Peter was Ben’s best friend and he decided to tell the story of their friendship right up to the point of Ben’s tragic end. While reading Peter’s version of their friendship, I’ve learned that friendship can have a tighter bond even than with siblings. But, what appears to the outside world of a person’s life is definitely not what’s going on behind close doors.
One of the most fascinating scenes in the novel is where Ben finds out that Peter had sex with his wife and that conversation between them(Ben reveals his own adultery as well) was the saddest and most authentic I’ve read in modern fiction. It made me read Proverbs 5, where Solomon gives a stark warning against adultery and how one must steer clear of that temptation or it will definitely pull you in.
I got the sense the author felt the random events and coincidences are things that could shaped a person’s life in one direction or another. While, I disagree with his premise. I did find those coincidences in the story make me think about those things that happened in my life. Where they coincidences? Or orchestrated by something beyond myself?

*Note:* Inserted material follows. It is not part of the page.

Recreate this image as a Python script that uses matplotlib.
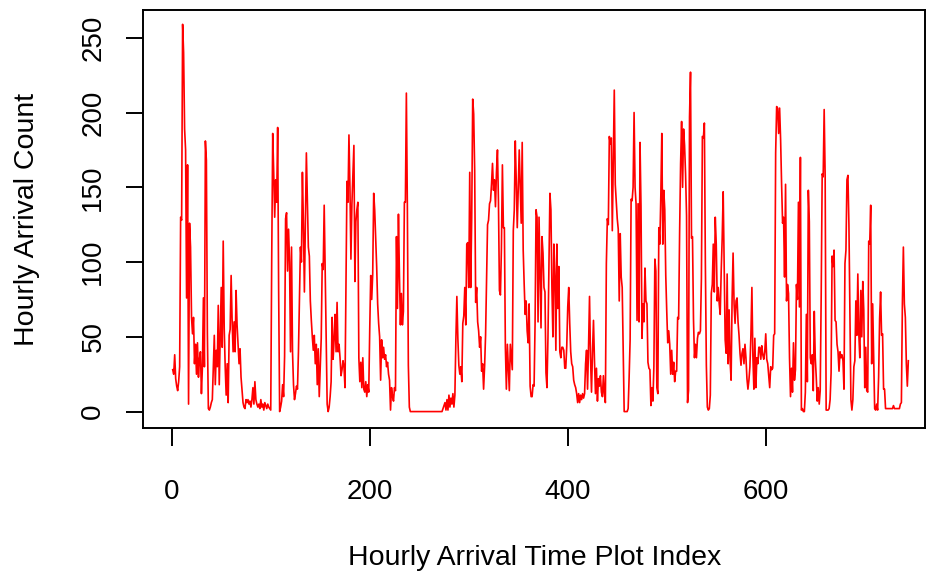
import matplotlib

matplotlib.use("Agg")
import matplotlib.pyplot as plt
import numpy as np

# hourly arrival counts in blocks of 100 hours
counts_001_100 = [
    28, 25, 38, 22, 17, 14, 20, 30, 130, 128,
    259, 240, 189, 175, 76, 165, 5, 126, 110, 63,
    52, 63, 32, 45, 25, 46, 23, 35, 40, 12,
    30, 76, 30, 181, 168, 53, 2, 1, 3, 6,
    8, 30, 51, 18, 41, 30, 71, 18, 51, 83,
    43, 114, 56, 30, 11, 32, 6, 51, 55, 91,
    61, 40, 60, 40, 81, 58, 45, 32, 42, 23,
    14, 6, 3, 2, 8, 6, 8, 5, 7, 3,
    8, 16, 5, 20, 8, 5, 3, 5, 2, 8,
    3, 5, 1, 6, 4, 2, 5, 3, 2, 1,
]
counts_101_200 = [
    103, 186, 160, 130, 155, 140, 190, 80, 0, 3,
    7, 18, 10, 37, 129, 133, 94, 122, 100, 40,
    110, 40, 18, 8, 12, 17, 15, 40, 75, 110,
    100, 160, 126, 80, 126, 173, 140, 110, 104, 74,
    61, 50, 41, 51, 32, 45, 18, 42, 10, 30,
    49, 99, 95, 138, 93, 43, 5, 0, 3, 10,
    20, 63, 35, 48, 65, 40, 73, 40, 45, 36,
    24, 28, 34, 30, 16, 83, 154, 140, 185, 150,
    102, 139, 158, 178, 87, 127, 135, 140, 36, 20,
    33, 16, 36, 15, 13, 20, 10, 18, 13, 55,
]
counts_201_300 = [
    91, 75, 92, 146, 135, 117, 97, 72, 59, 50,
    21, 48, 36, 43, 35, 38, 30, 33, 25, 21,
    1, 16, 10, 7, 16, 14, 117, 69, 132, 91,
    58, 79, 58, 67, 140, 140, 213, 137, 31, 3,
    0, 0, 0, 0, 0, 0, 0, 0, 0, 0,
    0, 0, 0, 0, 0, 0, 0, 0, 0, 0,
    0, 0, 0, 0, 0, 0, 0, 0, 0, 0,
    0, 0, 0, 2, 4, 6, 1, 8, 1, 11,
    3, 9, 5, 12, 3, 11, 48, 77, 49, 31,
    25, 30, 20, 59, 64, 83, 58, 112, 113, 83,
]
counts_301_400 = [
    160, 83, 130, 209, 199, 161, 73, 83, 60, 54,
    43, 50, 27, 32, 15, 30, 51, 90, 125, 128,
    139, 141, 152, 166, 148, 155, 137, 160, 175, 141,
    81, 78, 109, 165, 123, 123, 43, 15, 45, 30,
    14, 45, 36, 28, 121, 135, 181, 154, 123, 148,
    175, 150, 126, 180, 108, 85, 65, 74, 54, 46,
    72, 17, 10, 10, 18, 17, 59, 135, 130, 60,
    130, 93, 56, 117, 106, 83, 80, 26, 16, 49,
    100, 146, 135, 83, 50, 112, 91, 41, 112, 69,
    97, 40, 36, 43, 43, 41, 29, 29, 44, 70,
]
counts_401_500 = [
    83, 59, 40, 32, 30, 21, 18, 16, 12, 6,
    12, 6, 11, 8, 12, 9, 12, 32, 41, 15,
    43, 77, 36, 13, 40, 61, 34, 12, 29, 7,
    22, 17, 24, 13, 10, 24, 12, 6, 99, 129,
    125, 184, 179, 183, 121, 168, 215, 152, 140, 129,
    122, 74, 119, 90, 83, 40, 0, 0, 0, 0,
    2, 23, 48, 142, 141, 150, 200, 150, 139, 61,
    139, 60, 180, 137, 49, 72, 60, 96, 74, 72,
    33, 29, 28, 4, 16, 7, 30, 102, 94, 16,
    12, 123, 112, 144, 186, 112, 148, 135, 91, 67,
]
counts_501_600 = [
    46, 54, 45, 25, 41, 25, 33, 20, 27, 27,
    63, 62, 120, 166, 194, 150, 189, 178, 159, 131,
    6, 14, 197, 227, 116, 117, 62, 36, 45, 36,
    49, 53, 52, 54, 89, 184, 183, 193, 99, 31,
    3, 1, 2, 11, 79, 85, 112, 80, 130, 112,
    74, 83, 72, 65, 94, 116, 147, 99, 48, 39,
    92, 32, 68, 34, 21, 75, 106, 72, 59, 74,
    76, 60, 51, 39, 31, 39, 42, 32, 45, 36,
    22, 15, 21, 30, 51, 83, 37, 15, 49, 16,
    36, 32, 43, 43, 35, 44, 38, 35, 40, 52,
]
counts_601_700 = [
    35, 32, 24, 16, 30, 28, 29, 51, 52, 173,
    204, 203, 186, 203, 182, 152, 126, 130, 90, 152,
    74, 85, 79, 36, 10, 29, 13, 46, 21, 28,
    85, 75, 140, 70, 170, 1, 2, 0, 0, 13,
    65, 20, 148, 127, 36, 32, 38, 14, 67, 36,
    23, 7, 16, 5, 14, 78, 159, 157, 202, 157,
    1, 1, 1, 2, 8, 26, 104, 97, 108, 61,
    60, 45, 40, 27, 40, 36, 38, 34, 15, 99,
    108, 155, 158, 125, 67, 8, 1, 8, 30, 34,
    74, 51, 92, 52, 36, 81, 50, 87, 68, 16,
]
counts_701_744 = [
    43, 14, 13, 114, 112, 138, 32, 72, 36, 2,
    1, 5, 1, 23, 62, 80, 51, 52, 15, 15,
    2, 2, 2, 2, 2, 2, 2, 2, 4, 2,
    2, 2, 2, 2, 2, 5, 6, 72, 110, 72,
    63, 32, 17, 34,
]

x_ticks = [0, 200, 400, 600]
y_ticks = [0, 50, 100, 150, 200, 250]

counts = np.array(
    counts_001_100 + counts_101_200 + counts_201_300 + counts_301_400
    + counts_401_500 + counts_501_600 + counts_601_700 + counts_701_744
)
index = np.arange(1, len(counts) + 1)

plt.rcParams["font.family"] = ["Liberation Sans", "DejaVu Sans"]

fig = plt.figure(figsize=(9.27, 5.74), dpi=100)
ax = fig.add_axes([0.1546, 0.2538, 0.8433, 0.7288])

ax.plot(index, counts, color="red", linewidth=1.2)

ax.set_xlim(-28.7, 760.9)
ax.set_ylim(-11.2, 268.6)
ax.set_xticks(x_ticks)
ax.set_yticks(y_ticks)

for side in ["left", "right", "top", "bottom"]:
    ax.spines[side].set_linewidth(1.4)
    ax.spines[side].set_color("black")

ax.tick_params(axis="both", direction="out", length=12.6, width=1.4,
               labelsize=20, colors="black")
ax.tick_params(axis="x", pad=24)
ax.tick_params(axis="y", pad=14)
for lab in ax.get_yticklabels():
    lab.set_rotation(90)
    lab.set_va("center")

ax.set_xlabel("Hourly Arrival Time Plot Index", fontsize=20.5, labelpad=29)
ax.set_ylabel("Hourly Arrival Count", fontsize=20.5, labelpad=29)

fig.savefig("out.png", dpi=100)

Leviathan was the smoothest novel I’ve read in the past few years. The pace and flow of the first 100-150 pages was nearly perfect. Auster is a very talented writer. However, the last 100 pages or so, I’ve felt a little let down and thought the random events and coincidences became too convenient in order to finish the novel.
I don’t think this is a novel for everyone but it does reveal the real nature of friendship and how self-deception and idealism can cause self-destruction. An interesting read and recommended.